Has anyone else experienced this?


----------



## john1068 (Nov 12, 2013)

Thound said:


> Most everyone here knows me by now and my story. Basically distant wife etc.etc. We have sex usually once a week, but mostly duty sex. I am always thinking of ways to make sex better between us with no real results. She mostly lays there while I work my butt off trying to make her O.
> 
> I decided I was going to quit making better sex my goal. I backed off and acted as if sex was the last thing I wanted. No sexual innuendoes, no touching, no compliments, and so forth.
> 
> ...


Yes, absolutely. For me I made these changes back in November 2013. October my W and I had sex twice - my B-day and her B-day, and not even on our our anniversary...

I found TAM when I started looking at how to deal with where our marriage was...I confirmed no affair, either ongoing or in the past...I read His Needs Her Needs and started to put the things I learned to work - listening to her, fulfilling her emotional needs, sharing with her my feelings (I keep them bottled up), helping more around the house without being asked. Complimenting her looks.

So far in January, the sex count sits at 9. But the benefits are much more than sexual. She's more affectionate to me. She actually "glows" at times. She "feels" prettier. And all of this feeds back to her affection toward me. 

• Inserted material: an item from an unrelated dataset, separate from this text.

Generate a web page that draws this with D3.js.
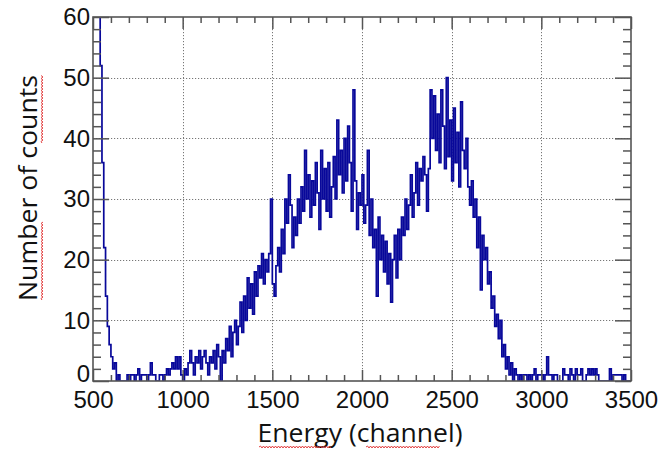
<!DOCTYPE html>
<html>
<head>
<meta charset="utf-8">
<script src="https://cdn.jsdelivr.net/npm/d3@7"></script>
<style>
  html, body { margin: 0; padding: 0; background: #fff; }
  svg { display: block; }
</style>
</head>
<body>
<svg id="chart" width="661" height="452"></svg>
<script>
// ---- data ----
const binStart = 500;      // first channel
const binWidth = 10;       // channels per bin
const counts = [
  300, 200, 130, 85, 52, 36, 22, 14, 9, 6,
  4, 2, 3, 0, 1, 0, 0, 0, 0, 1,
  0, 1, 1, 0, 1, 2, 0, 1, 1, 1,
  0, 1, 3, 1, 1, 0, 0, 1, 1, 0,
  1, 2, 1, 2, 3, 2, 4, 2, 4, 1,
  0, 2, 1, 3, 5, 3, 1, 4, 3, 5,
  2, 4, 5, 3, 1, 4, 3, 5, 2, 6,
  4, 0, 5, 3, 7, 5, 9, 4, 8, 10,
  6, 9, 13, 8, 14, 10, 17, 12, 16, 11,
  18, 14, 19, 17, 21, 16, 20, 18, 21, 30,
  16, 14, 19, 22, 18, 25, 21, 30, 26, 34,
  29, 22, 27, 24, 30, 26, 32, 28, 38, 30,
  34, 27, 33, 29, 36, 31, 25, 38, 30, 35,
  28, 36, 27, 32, 37, 30, 43, 34, 38, 31,
  40, 33, 42, 36, 28, 48, 33, 25, 31, 29,
  34, 26, 29, 38, 24, 30, 22, 25, 14, 27,
  20, 24, 18, 23, 16, 21, 13, 20, 24, 17,
  25, 20, 27, 24, 30, 25, 29, 34, 27, 31,
  36, 29, 35, 33, 37, 34, 28, 35, 48, 40,
  47, 38, 44, 36, 48, 42, 35, 50, 37, 43,
  33, 45, 36, 41, 32, 46, 38, 35, 40, 32,
  29, 33, 27, 30, 22, 27, 15, 24, 20, 22,
  16, 18, 12, 14, 9, 11, 7, 10, 4, 6,
  2, 4, 1, 3, 0, 2, 1, 0, 1, 0,
  1, 1, 0, 1, 0, 1, 2, 0, 1, 1,
  1, 0, 1, 4, 1, 1, 0, 1, 1, 0,
  0, 0, 2, 1, 1, 0, 2, 1, 0, 2,
  1, 1, 2, 0, 0, 1, 2, 1, 2, 1,
  2, 1, 0, 0, 0, 0, 0, 0, 2, 0,
  1, 1, 1, 1, 1, 0, 1, 0, 0, 0
];
const xTicks = [500, 1000, 1500, 2000, 2500, 3000, 3500];
const yTicks = [0, 10, 20, 30, 40, 50, 60];
const xTitle = "Energy (channel)";
const yTitle = "Number of counts";

// ---- layout ----
const svg = d3.select("#chart");
const L = 93, R = 631, T = 17, B = 381;
const x = d3.scaleLinear().domain([500, 3500]).range([L, R]);
const y = d3.scaleLinear().domain([0, 60]).range([B, T]);
const frameColor = "#555";
const lineColor = "#08089a";

const xMinor = d3.range(500, 3501, 100).filter(v => v % 500 !== 0);
const yMinor = d3.range(0, 61, 2).filter(v => v % 10 !== 0);

// grid
const grid = svg.append("g").attr("stroke", "#777").attr("stroke-width", 1)
  .attr("stroke-dasharray", "1.2,1.8");
grid.selectAll(".gx").data(xTicks.slice(1, -1)).join("line")
  .attr("x1", d => Math.round(x(d)) + 0.5).attr("x2", d => Math.round(x(d)) + 0.5)
  .attr("y1", T).attr("y2", B);
grid.selectAll(".gy").data(yTicks.slice(1, -1)).join("line")
  .attr("y1", d => Math.round(y(d)) + 0.5).attr("y2", d => Math.round(y(d)) + 0.5)
  .attr("x1", L).attr("x2", R);

// histogram
svg.append("clipPath").attr("id", "plotclip")
  .append("rect").attr("x", L).attr("y", T).attr("width", R - L).attr("height", B - T);
const pts = counts.map((c, i) => [binStart + i * binWidth, c]);
pts.push([binStart + counts.length * binWidth, counts[counts.length - 1]]);
const line = d3.line().x(d => x(d[0])).y(d => y(d[1])).curve(d3.curveStepAfter);
svg.append("path").attr("clip-path", "url(#plotclip)")
  .attr("d", line(pts)).attr("fill", "none")
  .attr("stroke", lineColor).attr("stroke-width", 1.7).attr("stroke-linejoin", "miter");

// axes helper
function styleAxis(g) {
  g.select(".domain").remove();
  g.selectAll(".tick line").attr("stroke", frameColor).attr("stroke-width", 1.5);
  g.selectAll("text").attr("font-family", "Liberation Sans, Arial, sans-serif")
    .attr("font-size", 24).attr("fill", "#111");
}
// bottom
svg.append("g").attr("transform", `translate(0,${B})`)
  .call(d3.axisBottom(x).tickValues(xTicks).tickSize(-11).tickPadding(10).tickFormat(d3.format("d")))
  .call(styleAxis);
svg.append("g").attr("transform", `translate(0,${B})`)
  .call(d3.axisBottom(x).tickValues(xMinor).tickSize(-6).tickFormat(""))
  .call(styleAxis);
// top
svg.append("g").attr("transform", `translate(0,${T})`)
  .call(d3.axisTop(x).tickValues(xTicks).tickSize(-12).tickFormat(""))
  .call(styleAxis);
svg.append("g").attr("transform", `translate(0,${T})`)
  .call(d3.axisTop(x).tickValues(xMinor).tickSize(-6).tickFormat(""))
  .call(styleAxis);
// left
const leftAxis = svg.append("g").attr("transform", `translate(${L},0)`)
  .call(d3.axisLeft(y).tickValues(yTicks).tickSize(-16).tickPadding(3).tickFormat(d3.format("d")))
  .call(styleAxis);
leftAxis.selectAll(".tick").filter(d => d === 0).select("text").attr("dy", "0em");
svg.append("g").attr("transform", `translate(${L},0)`)
  .call(d3.axisLeft(y).tickValues(yMinor).tickSize(-8).tickFormat(""))
  .call(styleAxis);
// right
svg.append("g").attr("transform", `translate(${R},0)`)
  .call(d3.axisRight(y).tickValues(yTicks).tickSize(-16).tickFormat(""))
  .call(styleAxis);
svg.append("g").attr("transform", `translate(${R},0)`)
  .call(d3.axisRight(y).tickValues(yMinor).tickSize(-8).tickFormat(""))
  .call(styleAxis);

// frame
svg.append("rect").attr("x", L).attr("y", T).attr("width", R - L).attr("height", B - T)
  .attr("fill", "none").attr("stroke", frameColor).attr("stroke-width", 1.6);

// titles
const titleFont = "Open Sans, Noto Sans, sans-serif";
svg.append("text").attr("x", 360).attr("y", 442).attr("text-anchor", "middle")
  .attr("font-family", titleFont).attr("font-size", 25).attr("fill", "#111")
  .attr("textLength", 205).attr("lengthAdjust", "spacingAndGlyphs")
  .text(xTitle);
svg.append("text").attr("transform", "translate(37,188) rotate(-90)")
  .attr("text-anchor", "middle")
  .attr("font-family", titleFont).attr("font-size", 25).attr("fill", "#111")
  .attr("textLength", 226).attr("lengthAdjust", "spacingAndGlyphs")
  .text(yTitle);

// spell-check squiggles
function wavy(x0, x1) {
  let d = `M${x0},0`;
  let up = true;
  for (let xx = x0 + 1.5; xx <= x1; xx += 1.5) { d += `L${xx},${up ? -1 : 1}`; up = !up; }
  return d;
}
const sq = svg.append("g").attr("fill", "none").attr("stroke", "#e03030").attr("stroke-width", 0.9);
sq.append("path").attr("transform", "translate(0,447)").attr("d", wavy(259, 331));
sq.append("path").attr("transform", "translate(0,447)").attr("d", wavy(366, 440));
sq.append("path").attr("transform", "translate(42,0) rotate(-90)").attr("d", wavy(-300, -222));
sq.append("path").attr("transform", "translate(42,0) rotate(-90)").attr("d", wavy(-143, -75));
</script>
</body>
</html>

It's been a learning experience, I'm not done yet...FYI, together 25 years, married 22 years, I'm 45, she's 44.


----------



## treyvion (Apr 29, 2013)

Thound said:


> Most everyone here knows me by now and my story. Basically distant wife etc.etc. We have sex usually once a week, but mostly duty sex. I am always thinking of ways to make sex better between us with no real results. She mostly lays there while I work my butt off trying to make her O.
> 
> I decided I was going to quit making better sex my goal. I backed off and acted as if sex was the last thing I wanted. No sexual innuendoes, no touching, no compliments, and so forth.
> 
> ...


Sometimes it works in the opposite. Your wife ISN'T using you, she must love you for it to work the way you are saying.


----------



## Accipiter777 (Jul 22, 2011)

I once thought as you did... until I realized I shoulda been doing these things anyway... after all, it's my responsibility as much as hers... and I dont want sex as a payment/reward.


----------



## treyvion (Apr 29, 2013)

Accipiter777 said:


> I once thought as you did... until I realized I shoulda been doing these things anyway... after all, it's my responsibility as much as hers... and the I dont want sex as a payment/reward.

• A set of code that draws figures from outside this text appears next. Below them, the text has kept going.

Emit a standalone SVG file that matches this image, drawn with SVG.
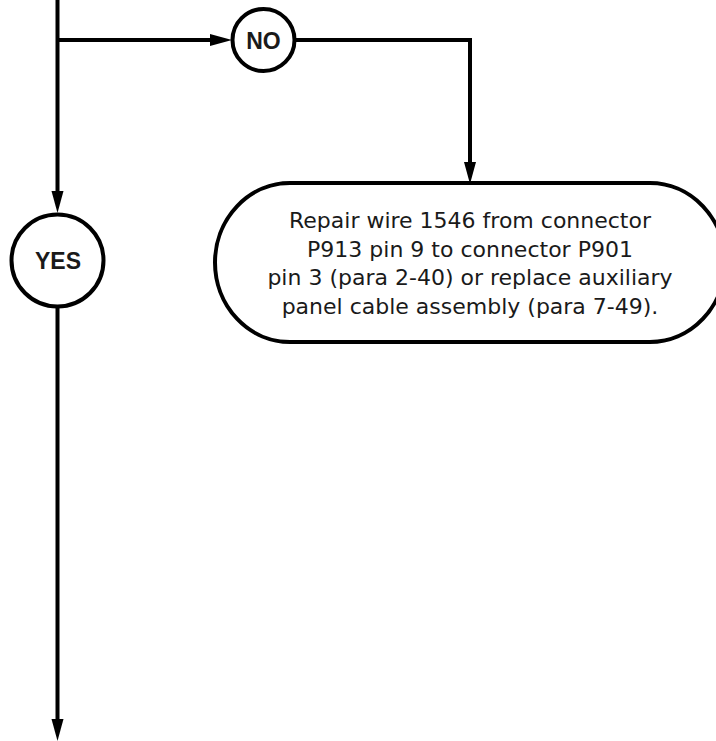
<svg xmlns="http://www.w3.org/2000/svg" width="716" height="741" viewBox="0 0 716 741">
<style>
.ln{fill:none;stroke:#000;stroke-width:4}
.ah{fill:#000;stroke:none}
.nd{fill:#fff;stroke:#000;stroke-width:4}
.lbl{font-family:"Liberation Sans",Arial,sans-serif;font-weight:bold;font-size:23px;fill:#1a1a1a;text-anchor:middle}
.txt{font-family:"DejaVu Sans","Liberation Sans",sans-serif;font-size:22px;fill:#1a1a1a;text-anchor:middle}
</style>
<rect width="716" height="741" fill="#fff"/>
<g id="connectors">
<path class="ln" d="M57.5,0 V193"/>
<polygon class="ah" points="51.5,191 63.5,191 57.5,213"/>
<path class="ln" d="M57.5,40 H212"/>
<polygon class="ah" points="210,34 210,46 232,40"/>
<path class="ln" d="M295,40 H470 V164"/>
<polygon class="ah" points="464,162 476,162 470,184"/>
<path class="ln" d="M57.5,307 V721"/>
<polygon class="ah" points="51.5,719 63.5,719 57.5,741"/>
</g>
<g id="no">
<circle class="nd" cx="263.5" cy="40" r="31"/>
<text class="lbl" x="263.5" y="48.5">NO</text>
</g>
<g id="yes">
<circle class="nd" cx="57.5" cy="260.5" r="46"/>
<text class="lbl" x="58" y="269">YES</text>
</g>
<g id="repair">
<rect class="nd" x="215" y="183" width="510" height="159" rx="75" ry="79.5"/>
<text class="txt" x="470" y="228">Repair wire 1546 from connector</text>
<text class="txt" x="470" y="257">P913 pin 9 to connector P901</text>
<text class="txt" x="470" y="285">pin 3 (para 2-40) or replace auxiliary</text>
<text class="txt" x="470" y="314">panel cable assembly (para 7-49).</text>
</g>
</svg>
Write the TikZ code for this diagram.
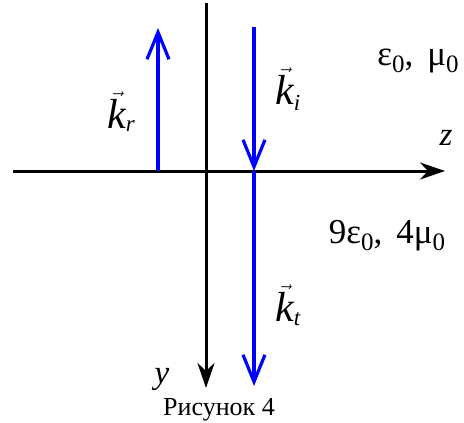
\documentclass[tikz,border=0pt]{standalone}
\usepackage{fontspec}
\setmainfont{Liberation Serif}
\usetikzlibrary{arrows.meta}
\newcommand{\kvec}[1]{\ensuremath{\vec{\mbox{\itshape k}}_{\mbox{\fontsize{23}{23}\selectfont\itshape #1}}}}
\newcommand{\sub}[1]{\raisebox{-0.45ex}{\fontsize{25}{25}\selectfont #1}}
\tikzset{
  axis/.style={line width=3pt, -{Stealth[length=25pt,width=17pt,inset=8pt]}},
  wave/.style={line width=3.2pt, blue, -{Straight Barb[length=27pt,width=22pt,line width=3.2pt]}},
  klabel/.style={font=\fontsize{42}{42}\selectfont, anchor=base west, inner sep=0pt},
  medium/.style={font=\fontsize{35}{35}\selectfont, anchor=base, inner sep=0pt},
  axlabel/.style={font=\fontsize{33}{33}\selectfont\itshape, anchor=base, inner sep=0pt},
}
\begin{document}
\begin{tikzpicture}[x=1pt,y=-1pt]
\useasboundingbox (0,0) rectangle (464,423);
\coordinate (zs) at (13,171);
\coordinate (ze) at (445,171);
\coordinate (ys) at (206,3);
\coordinate (ye) at (206,388);
\coordinate (rs) at (158,171);
\coordinate (re) at (158,28);
\coordinate (is) at (254,27);
\coordinate (ie) at (254,171);
\coordinate (ts) at (254,171);
\coordinate (te) at (254,386);
\draw[axis] (zs) -- (ze);
\draw[axis] (ys) -- (ye);
\draw[wave] (rs) -- (re);
\draw[wave] (is) -- (ie);
\draw[wave] (ts) -- (te);
\node[klabel] (kr) at (107,128) {\kvec{r}};
\node[klabel] (ki) at (275,104) {\kvec{i}};
\node[klabel] (kt) at (275,321) {\kvec{t}};
\node[axlabel] (zl) at (446,145) {z};
\node[axlabel] (yl) at (162,383) {y};
\node[medium] (m1) at (418,65) {ε\sub{0},\hspace{0.4em}μ\sub{0}};
\node[medium] (m2) at (387,243) {9ε\sub{0},\hspace{0.4em}4μ\sub{0}};
\node[font=\fontsize{26}{26}\selectfont, anchor=base, inner sep=0pt] (cap) at (219,415) {Рисунок 4};
\end{tikzpicture}
\end{document}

Yes you should be doing it. However if the lady was using you, it won't help your case one bit, and she can even behave more badly as a result of it. With someone that loves you it fills their love.


----------



## Thound (Jan 20, 2013)

Accipiter777 said:


> I once thought as you did... until I realized I shoulda been doing these things anyway... after all, it's my responsibility as much as hers... and the I dont want sex as a payment/reward.


That's pretty much how I feel now, but I'm thick headed. It took me almost 32 years of marriage to figure it out.

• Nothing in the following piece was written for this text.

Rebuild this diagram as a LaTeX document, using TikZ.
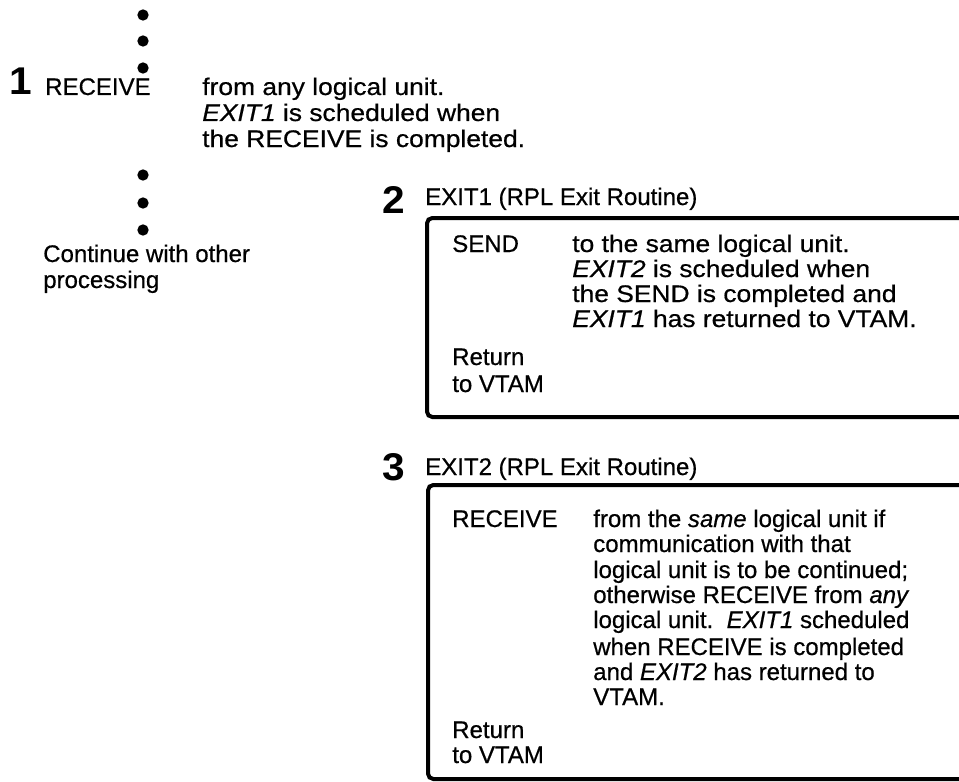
\documentclass[tikz,border=0pt]{standalone}
\usepackage{fontspec}
\setmainfont{Liberation Sans}[FakeBold=0.6]
\newfontfamily\widefont{Liberation Sans}[FakeStretch=1.1,FakeBold=0.6]
\newfontfamily\numfont{Liberation Sans}[FakeStretch=1.05]
\begin{document}
\begin{tikzpicture}[x=0.75pt,y=-0.75pt,
  txt/.style={anchor=base west,inner sep=0pt,font=\fontsize{18}{20}\selectfont},
  wide/.style={txt,font=\widefont\fontsize{18}{20}\selectfont},
  num/.style={anchor=base west,inner sep=0pt,font=\numfont\fontsize{29}{32}\selectfont\bfseries},
  dot/.style={circle,fill=black,inner sep=0pt,minimum size=8.5pt},
  frame/.style={line width=3pt,rounded corners=4pt}]
\useasboundingbox (0,0) rectangle (959,781);
% dots
\node[dot] (d1) at (143,15) {};
\node[dot] (d2) at (143,41) {};
\node[dot] (d3) at (143,68) {};
\node[dot] (d4) at (143,175) {};
\node[dot] (d5) at (143,203) {};
\node[dot] (d6) at (143,230) {};
% step 1
\node[num] (n1) at (9,95) {1};
\node[txt] (r1) at (45,95) {RECEIVE};
\node[wide] (a1) at (202,95) {from any logical unit.};
\node[wide] (a2) at (202,121) {\textit{EXIT1} is scheduled when};
\node[wide] (a3) at (202,147) {the RECEIVE is completed.};
\node[txt] (c1) at (43,262) {Continue with other};
\node[txt] (c2) at (43,288) {processing};
% step 2
\node[num] (n2) at (382,213) {2};
\node[txt] (h2) at (425,205) {EXIT1 (RPL Exit Routine)};
\draw[frame] (975,218) -- (427,218) -- (427,417) -- (975,417);
\node[txt] (s2) at (452,252) {SEND};
\node[wide] (b1) at (572,252) {to the same logical unit.};
\node[wide] (b2) at (572,277) {\textit{EXIT2} is scheduled when};
\node[wide] (b3) at (572,302) {the SEND is completed and};
\node[wide] (b4) at (572,327) {\textit{EXIT1} has returned to VTAM.};
\node[txt] (rt2a) at (452,365) {Return};
\node[txt] (rt2b) at (452,392) {to VTAM};
% step 3
\node[num] (n3) at (382,480) {3};
\node[txt] (h3) at (425,475) {EXIT2 (RPL Exit Routine)};
\draw[frame] (975,485) -- (428,485) -- (428,779) -- (975,779);
\node[txt] (s3) at (452,527) {RECEIVE};
\node[txt] (e1) at (593,527) {from the \textit{same} logical unit if};
\node[txt] (e2) at (593,552) {communication with that};
\node[txt] (e3) at (593,578) {logical unit is to be continued;};
\node[txt] (e4) at (593,603) {otherwise RECEIVE from \textit{any}};
\node[txt] (e5) at (593,628) {logical unit.\ \ \textit{EXIT1} scheduled};
\node[txt] (e6) at (593,655) {when RECEIVE is completed};
\node[txt] (e7) at (593,680) {and \textit{EXIT2} has returned to};
\node[txt] (e8) at (593,705) {VTAM.};
\node[txt] (rt3a) at (452,738) {Return};
\node[txt] (rt3b) at (452,763) {to VTAM};
\end{tikzpicture}
\end{document}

Also what I didn't mention in first post is that I have become more of a leader, and I have quit being needy and pouty.


----------



## Mulligan (Nov 24, 2013)

I think there is a lot to be gained by removing sex as a contentious issue in a marriage. One party wants it, angles for it, expects it, hopes for it, while the other party feels stalked by it and treats it like an obligation. When sex is no longer the elephant in the room, everyone can relax a bit and that is a good thing.

I also think that there is a lot to be gained by making yourself more attractive to your spouse. That may be from doing things around the house, or getting in shape and being more physically attractive, or improving your attitude (because you're not brooding over the lack of sex). I think if you become happier and more confident, you are usually more attractive to your spouse and are more likely to get sex. How you find that happiness and confidence will vary from person to person.


----------



## usmarriedguy (Dec 9, 2013)

"Has anyone else experienced this?" 


Yes. 
Sometimes I think sex gets put up too high on the list. But then again maybe that is my 52 year old self talking and not my 20 year old self.


----------



## john117 (May 20, 2013)

Sex or emotional connection? I don't see one happening without the other unless I'm a couple decades older than my current mid 50's...

You can stop thinking about sex and put your effort into knitting doilies. If you can knit without massive resentment and anger you're ahead of many people .


----------



## Red Sonja (Sep 8, 2012)

Mulligan said:


> I think there is a lot to be gained by removing sex as a contentious issue in a marriage.


I did this several years ago and started the 180 for myself. My happiness level has gone up dramatically however I still am not getting laid.

YMMV


----------



## askari (Jun 21, 2012)

I think as we get older sex does drop down the list of priorities...but it should still be on the list, maybe in the top five, if not cretainly top ten.

Do eighty year olds have sex? I sincerely hope so, though probably on teh kitchen table, in the shower etc but I hope they have 'gentle' sex atleast a couple of times a month, health permitting!!

For those of us in sexless marriages now....God help us when we are 80! Hope I don't get arthritis in my hands ;-)


----------